(A run of records)
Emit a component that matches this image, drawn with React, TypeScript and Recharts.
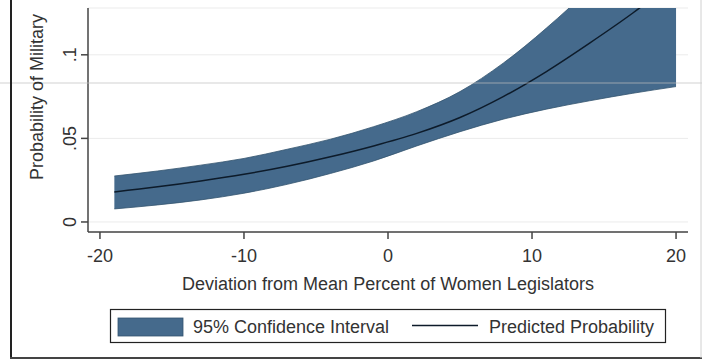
import { Area, CartesianGrid, ComposedChart, Line, XAxis, YAxis } from 'recharts'

// Predicted probability with 95% CI.
const deviation = [-19, -16, -13, -10, -7, -4, -1, 2, 5, 8, 11, 14, 17, 20]
const predicted = [0.018, 0.021, 0.0245, 0.0285, 0.0333, 0.039, 0.0455, 0.053, 0.0625, 0.075, 0.09, 0.107, 0.125, 0.145]
const ciLower = [0.0078, 0.0102, 0.0132, 0.0172, 0.0225, 0.029, 0.0365, 0.0455, 0.054, 0.0615, 0.0675, 0.0725, 0.077, 0.081]
const ciUpper = [0.0275, 0.0305, 0.034, 0.038, 0.0435, 0.0495, 0.057, 0.066, 0.078, 0.095, 0.116, 0.14, 0.17, 0.2]
const xTicks = [-20, -10, 0, 10, 20]
const yTicks = [0, 0.05, 0.1]
const yTickLabels = ['0', '.05', '.1']

const FONT = '"Liberation Sans", Arial, sans-serif'
const BAND = '#456a8c'
const INK = '#333'

const data = deviation.map((x, i) => ({ x, p: predicted[i], lo: ciLower[i], hi: ciUpper[i] }))

function RotatedTick({ x, y, payload }: any) {
  const i = yTicks.indexOf(payload.value)
  const bx = x - 3
  return (
    <text x={bx} y={y} transform={`rotate(-90, ${bx}, ${y})`} textAnchor="middle" fontSize={18} fontFamily={FONT} fill={INK}>
      {i >= 0 ? yTickLabels[i] : payload.value}
    </text>
  )
}

export default function App() {
  return (
    <div style={{ position: 'absolute', left: 0, top: 0, width: 702, height: 360, background: '#fff' }}>
      <ComposedChart width={702} height={360} data={data} margin={{ top: 8, right: 14, bottom: 0, left: 0 }}>
        <CartesianGrid vertical={false} stroke="#ebebeb" />
        <XAxis
          type="number"
          dataKey="x"
          domain={[-20.83, 20.83]}
          ticks={xTicks}
          height={128}
          tickSize={7}
          tickMargin={10}
          stroke="#444"
          strokeWidth={1.5}
          tick={{ fontSize: 18, fontFamily: FONT, fill: INK }}
        />
        <YAxis
          type="number"
          domain={[-0.006, 0.128]}
          allowDataOverflow
          ticks={yTicks}
          width={88}
          tickSize={7}
          stroke="#444"
          strokeWidth={1.5}
          tick={<RotatedTick />}
        />
        <Area
          type="monotone"
          dataKey={(d: any) => [d.lo, d.hi]}
          fill={BAND}
          fillOpacity={1}
          stroke="#34546f"
          strokeWidth={0.8}
          isAnimationActive={false}
        />
        <Line type="monotone" dataKey="p" stroke="#0d1b2a" strokeWidth={1.5} dot={false} isAnimationActive={false} />
      </ComposedChart>
      <svg width={702} height={360} style={{ position: 'absolute', left: 0, top: 0, pointerEvents: 'none' }}>
        <line x1={0} y1={83} x2={702} y2={83} stroke="#bdbdbd" strokeOpacity={0.7} />
        <line x1={11} y1={0} x2={11} y2={358} stroke="#222" strokeWidth={2} />
        <line x1={10} y1={358} x2={702} y2={358} stroke="#444" strokeWidth={2} />
        <line x1={701} y1={0} x2={701} y2={358} stroke="#d0d0d0" />
        <text x={43} y={97} transform="rotate(-90, 43, 97)" textAnchor="middle" fontSize={18} fontFamily={FONT} fill={INK}>
          Probability of Military
        </text>
        <text x={388} y={290} textAnchor="middle" fontSize={18} fontFamily={FONT} fill={INK}>
          Deviation from Mean Percent of Women Legislators
        </text>
        <rect x={110.5} y={309.5} width={555} height={33} fill="#fff" stroke="#222" strokeWidth={1.2} />
        <rect x={118} y={318} width={65} height={18} fill={BAND} stroke="#34546f" strokeWidth={0.8} />
        <text x={193} y={333} fontSize={18} fontFamily={FONT} fill={INK}>
          95% Confidence Interval
        </text>
        <line x1={412} y1={325.5} x2={478} y2={325.5} stroke="#0d1b2a" strokeWidth={1.5} />
        <text x={489} y={333} fontSize={18} fontFamily={FONT} fill={INK}>
          Predicted Probability
        </text>
      </svg>
    </div>
  )
}
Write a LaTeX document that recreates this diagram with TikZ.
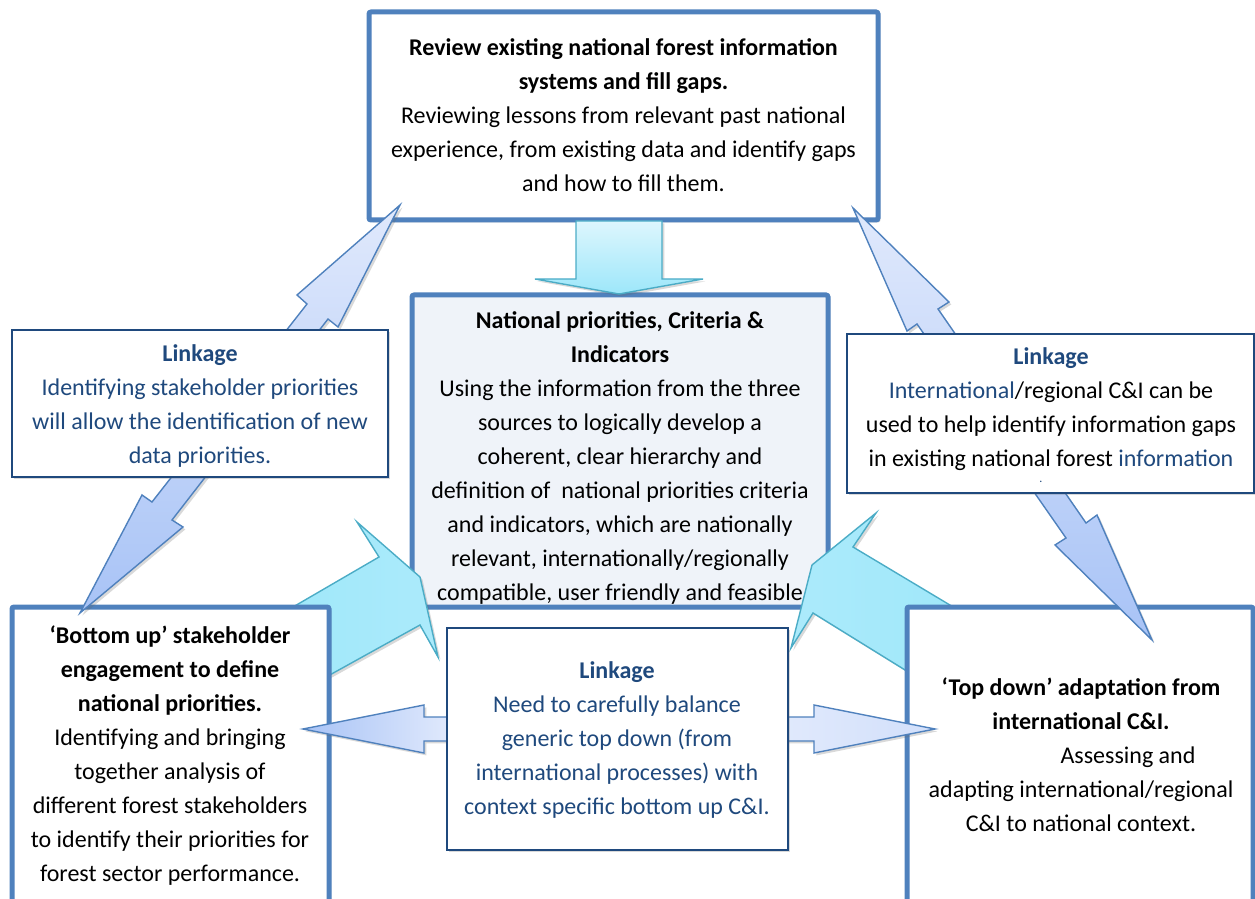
\documentclass[tikz,border=0pt]{standalone}
\usepackage{fontspec}
\setmainfont{Carlito}
\usetikzlibrary{fit,shadows}
\definecolor{boxblue}{HTML}{4F81BD}
\definecolor{linkblue}{HTML}{1F497D}
\definecolor{linktext}{HTML}{1F497D}
\definecolor{centerfill}{HTML}{EFF3F9}
\definecolor{cyanedge}{HTML}{4BACC6}
\definecolor{cyanfill}{HTML}{9DE7FA}
\definecolor{cyanlight}{HTML}{DDF6FD}
\definecolor{bluelight}{HTML}{E0E9FC}
\definecolor{bluedark}{HTML}{A8C3F6}
\definecolor{arrowedge}{HTML}{4F81BD}
\begin{document}
\begin{tikzpicture}[x=0.5pt,y=-0.5pt,
  shadowed/.style={drop shadow={shadow xshift=1.2pt,shadow yshift=-1.2pt,opacity=0.25,fill=black!60}},
  bigbox/.style={draw=boxblue,line width=2.5pt,fill=white,rounded corners=1pt,inner sep=0pt,shadowed},
  linkbox/.style={draw=linkblue,line width=1pt,fill=white,inner sep=0pt,shadowed},
  txt/.style={align=center,font=\fontsize{12}{17}\selectfont,inner sep=0pt},
  cyanarrow/.style={draw=cyanedge,line width=0.7pt,line join=miter,shadowed},
  bluearrow/.style={draw=arrowedge,line width=0.7pt,line join=miter,shadowed}]
\useasboundingbox (0,0) rectangle (1255,899);
\clip (0,0) rectangle (1255,899);

% top box
\node[bigbox,fit={(369,12) (878,220)}] (topbox) {};
\node[txt] (toptext) at (623.5,115) {\textbf{Review existing national forest information}\\
\textbf{systems and fill gaps.}\\
Reviewing lessons from relevant past national\\
experience, from existing data and identify gaps\\
and how to fill them.};

% centre box
\node[bigbox,fill=centerfill,fit={(412,295) (828,607)}] (centerbox) {};
\node[txt] (centertext) at (620,458) {\textbf{National priorities, Criteria \&}\\
\textbf{Indicators}\\
Using the information from the three\\
sources to logically develop a\\
coherent, clear hierarchy and\\
definition of \ national priorities criteria\\
and indicators, which are nationally\\
relevant, internationally/regionally\\
compatible, user friendly and feasible};

% down arrow
\path[cyanarrow,top color=cyanlight,bottom color=cyanfill]
  (576,221) -- (662,221) -- (662,279) -- (703,279) -- (619,294) -- (535,279) -- (576,279) -- cycle;

% bent cyan arrows into the centre box
\path[cyanarrow,left color=cyanfill,right color=cyanfill!85!white]
  (250,632) -- (379,557) -- (357,522) -- (420,577) -- (438,657) -- (420,625) -- (290,697) -- cycle;
\path[cyanarrow,left color=cyanfill!85!white,right color=cyanfill]
  (1000,635) -- (853,547) -- (876,513) -- (812,565) -- (791,648) -- (813,613) -- (960,704) -- cycle;

% bottom boxes
\node[bigbox,fit={(12,607) (329,910)}] (blbox) {};
\node[txt] (bltext) at (170,756) {\textbf{‘Bottom up’ stakeholder}\\
\textbf{engagement to define}\\
\textbf{national priorities.}\\
Identifying and bringing\\
together analysis of\\
different forest stakeholders\\
to identify their priorities for\\
forest sector performance.};

\node[bigbox,fit={(907,607) (1253,910)}] (brbox) {};
\node[txt] (brtext) at (1081,755) {\textbf{‘Top down’ adaptation from}\\
\textbf{international C\&I.}\\
\hspace*{47pt}Assessing and\\
adapting international/regional\\
C\&I to national context.};

% diagonal double arrows
\path[bluearrow,top color=bluelight,bottom color=bluedark]
  (400,205) -- (338,327) -- (328,319) -- (172,520) -- (183,527) -- (80,613)
  -- (142,495) -- (152,502) -- (307,304) -- (297,295) -- cycle;
\path[bluearrow,top color=bluelight,bottom color=bluedark]
  (853,208) -- (949,302) -- (938,309) -- (1086,523) -- (1097,515) -- (1152,640)
  -- (1055,545) -- (1066,538) -- (917,324) -- (907,331) -- cycle;

% horizontal double arrows
\path[bluearrow,left color=bluedark,right color=bluelight]
  (450,717) -- (424,717) -- (424,705) -- (303,729) -- (424,753) -- (424,741) -- (450,741) -- cycle;
\path[bluearrow,left color=bluelight,right color=bluelight!75!bluedark]
  (785,717) -- (814,717) -- (814,705) -- (935,729) -- (814,753) -- (814,741) -- (785,741) -- cycle;

% linkage boxes
\node[linkbox,fit={(12,330) (388,477)}] (leftlink) {};
\node[txt,text=linktext] (leftlinktext) at (200,406) {\textbf{Linkage}\\
Identifying stakeholder priorities\\
will allow the identification of new\\
data priorities.};

\node[linkbox,fit={(847,334) (1254,493)}] (rightlink) {};
\node[txt] (rightlinktext) at (1051,409) {\textcolor{linktext}{\textbf{Linkage}}\\
\textcolor{linktext}{International}/regional C\&I can be\\
used to help identify information gaps\\
in existing national forest \textcolor{linktext}{information}};
\node[inner sep=0pt,text=linktext,font=\fontsize{6}{6}\selectfont] (rightdot) at (1041,482) {.};

\node[linkbox,fit={(447,628) (788,850)}] (midlink) {};
\node[txt,text=linktext] (midlinktext) at (617,740) {\textbf{Linkage}\\
Need to carefully balance\\
generic top down (from\\
international processes) with\\
context specific bottom up C\&I.};
\end{tikzpicture}
\end{document}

• What to produce
Repeat, with no pictures, each line from the beginning of the data through the line containing "const data = deviation.map((x, i)", inclusive.

• Result of this task
Emit a component that matches this image, drawn with React, TypeScript and Recharts.
import { Area, CartesianGrid, ComposedChart, Line, XAxis, YAxis } from 'recharts'

// Predicted probability with 95% CI.
const deviation = [-19, -16, -13, -10, -7, -4, -1, 2, 5, 8, 11, 14, 17, 20]
const predicted = [0.018, 0.021, 0.0245, 0.0285, 0.0333, 0.039, 0.0455, 0.053, 0.0625, 0.075, 0.09, 0.107, 0.125, 0.145]
const ciLower = [0.0078, 0.0102, 0.0132, 0.0172, 0.0225, 0.029, 0.0365, 0.0455, 0.054, 0.0615, 0.0675, 0.0725, 0.077, 0.081]
const ciUpper = [0.0275, 0.0305, 0.034, 0.038, 0.0435, 0.0495, 0.057, 0.066, 0.078, 0.095, 0.116, 0.14, 0.17, 0.2]
const xTicks = [-20, -10, 0, 10, 20]
const yTicks = [0, 0.05, 0.1]
const yTickLabels = ['0', '.05', '.1']

const FONT = '"Liberation Sans", Arial, sans-serif'
const BAND = '#456a8c'
const INK = '#333'

const data = deviation.map((x, i) => ({ x, p: predicted[i], lo: ciLower[i], hi: ciUpper[i] }))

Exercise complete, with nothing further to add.